In those terms, the ratio of the outer wheel's speed to the inner wheel's speed is still what it was before: $$\frac{v_{outer}}{v_{inner}} = \frac{r+d_{axle}}{r}$$

However, in this question, you're trying to determine how much time should pass with the wheels turning at those speeds (in other words, following a circular path of a given $r$) before you come to a desired turning angle of $\theta$.

Here is the distance equation from before:

$$d_{inner} = \frac{\theta*2\pi{r}}{360}$$ $$v_{inner} = \frac{d_{inner}}{t} = \frac{\theta*2\pi{r}}{360*t}$$

So, solving for $t$: $$ t = \frac{\theta*2\pi{r}}{360*v_{inner}}$$

This is essentially saying "how long will it take me to travel along a circular arc defined by $r$ and $\theta$ if I move at the given speed $v_{inner}$".
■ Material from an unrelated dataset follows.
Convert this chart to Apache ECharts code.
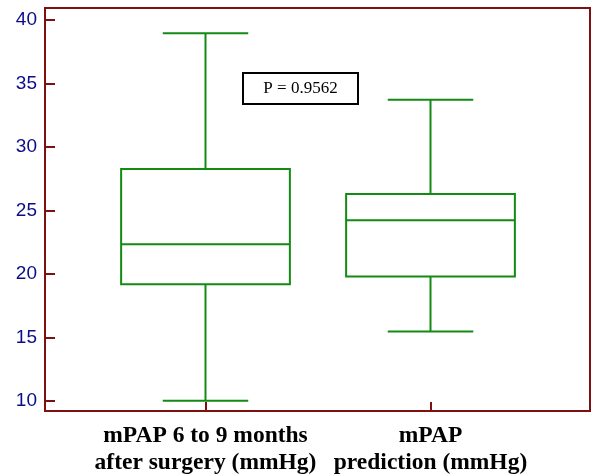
<!DOCTYPE html>
<html>
<head>
<meta charset="utf-8">
<script src="https://cdn.jsdelivr.net/npm/echarts@6/dist/echarts.min.js"></script>
<style>html,body{margin:0;padding:0;background:#fff}#c{width:592px;height:476px}</style>
</head>
<body>
<div id="c"></div>
<script>
// ---- data ----
var categories = ['mPAP 6 to 9 months\nafter surgery (mmHg)', 'mPAP\nprediction (mmHg)'];
var minVals = [10.0, 15.45];
var q1Vals = [19.17, 19.78];
var medianVals = [22.32, 24.23];
var q3Vals = [28.26, 26.28];
var maxVals = [38.95, 33.72];
var yTicks = [10, 15, 20, 25, 30, 35, 40];
var pText = 'P = 0.9562';

var yMin = 9.19, yMax = 40.945;
var frameColor = '#7d1010';
var green = '#138a13';

var boxData = categories.map(function (c, i) {
  return [i, minVals[i], q1Vals[i], medianVals[i], q3Vals[i], maxVals[i]];
});

function renderBox(params, api) {
  var idx = api.value(0);
  var band = api.size([1, 0])[0];
  var halfBox = band * 0.375;
  var halfCap = band * 0.19;
  var pMin = api.coord([idx, api.value(1)]);
  var pQ1 = api.coord([idx, api.value(2)]);
  var pMed = api.coord([idx, api.value(3)]);
  var pQ3 = api.coord([idx, api.value(4)]);
  var pMax = api.coord([idx, api.value(5)]);
  var cx = pMed[0];
  var st = { stroke: green, lineWidth: 2, fill: 'none' };
  return {
    type: 'group',
    children: [
      { type: 'rect', shape: { x: cx - halfBox, y: pQ3[1], width: halfBox * 2, height: pQ1[1] - pQ3[1] }, style: st },
      { type: 'line', shape: { x1: cx - halfBox, y1: pMed[1], x2: cx + halfBox, y2: pMed[1] }, style: st },
      { type: 'line', shape: { x1: cx, y1: pQ3[1], x2: cx, y2: pMax[1] }, style: st },
      { type: 'line', shape: { x1: cx, y1: pQ1[1], x2: cx, y2: pMin[1] }, style: st },
      { type: 'line', shape: { x1: cx - halfCap, y1: pMax[1], x2: cx + halfCap, y2: pMax[1] }, style: st },
      { type: 'line', shape: { x1: cx - halfCap, y1: pMin[1], x2: cx + halfCap, y2: pMin[1] }, style: st }
    ]
  };
}

var chart = echarts.init(document.getElementById('c'));
chart.setOption({
  animation: false,
  backgroundColor: '#fff',
  grid: [
    { left: 45, right: 2, top: 8, bottom: 65, show: true, borderColor: frameColor, borderWidth: 2, backgroundColor: 'transparent' },
    { left: 93, right: 49, top: 8, bottom: 65 }
  ],
  xAxis: [
    { type: 'value', gridIndex: 0, show: false, min: 0, max: 1 },
    {
      type: 'category', gridIndex: 1, data: categories,
      axisLine: { show: false },
      axisTick: { show: true, inside: true, length: 9, alignWithLabel: true, lineStyle: { color: frameColor, width: 2 } },
      axisLabel: {
        margin: 11, color: '#000', fontFamily: 'Liberation Serif', fontWeight: 'bold',
        fontSize: 23.5, lineHeight: 27, interval: 0
      },
      splitLine: { show: false }
    }
  ],
  yAxis: [
    {
      type: 'value', gridIndex: 0, min: yMin, max: yMax,
      axisLine: { show: false },
      axisTick: { show: true, inside: true, length: 10, customValues: yTicks, lineStyle: { color: frameColor, width: 2 } },
      axisLabel: { customValues: yTicks, margin: 8, color: '#0c0c88', fontFamily: 'Liberation Sans', fontSize: 19 },
      splitLine: { show: false }
    },
    { type: 'value', gridIndex: 1, min: yMin, max: yMax, show: false, splitLine: { show: false } }
  ],
  series: [{
    type: 'custom',
    xAxisIndex: 1, yAxisIndex: 1,
    renderItem: renderBox,
    encode: { x: 0, y: [1, 2, 3, 4, 5] },
    data: boxData,
    z: 3
  }],
  graphic: [{
    type: 'group',
    left: 242, top: 72,
    children: [
      { type: 'rect', shape: { x: 0, y: 0, width: 115, height: 31 }, style: { fill: '#fff', stroke: '#000', lineWidth: 2 } },
      { type: 'text', x: 57.5, y: 16, style: { text: pText, fontFamily: 'Liberation Serif', fontSize: 17, fill: '#000', align: 'center', verticalAlign: 'middle' } }
    ]
  }]
});
</script>
</body>
</html>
Now for the bad news: achieving this is impossible in practice. The equations above are assuming that your acceleration is infinite, meaning that you would change your speed from $0$ to $v_{inner}$ instantly. This has never happened.

If you need to be sure that you've reached a desired heading, you'll need to start working with sensors. A GPS, a compass, or even wheel odometry would be good places to start.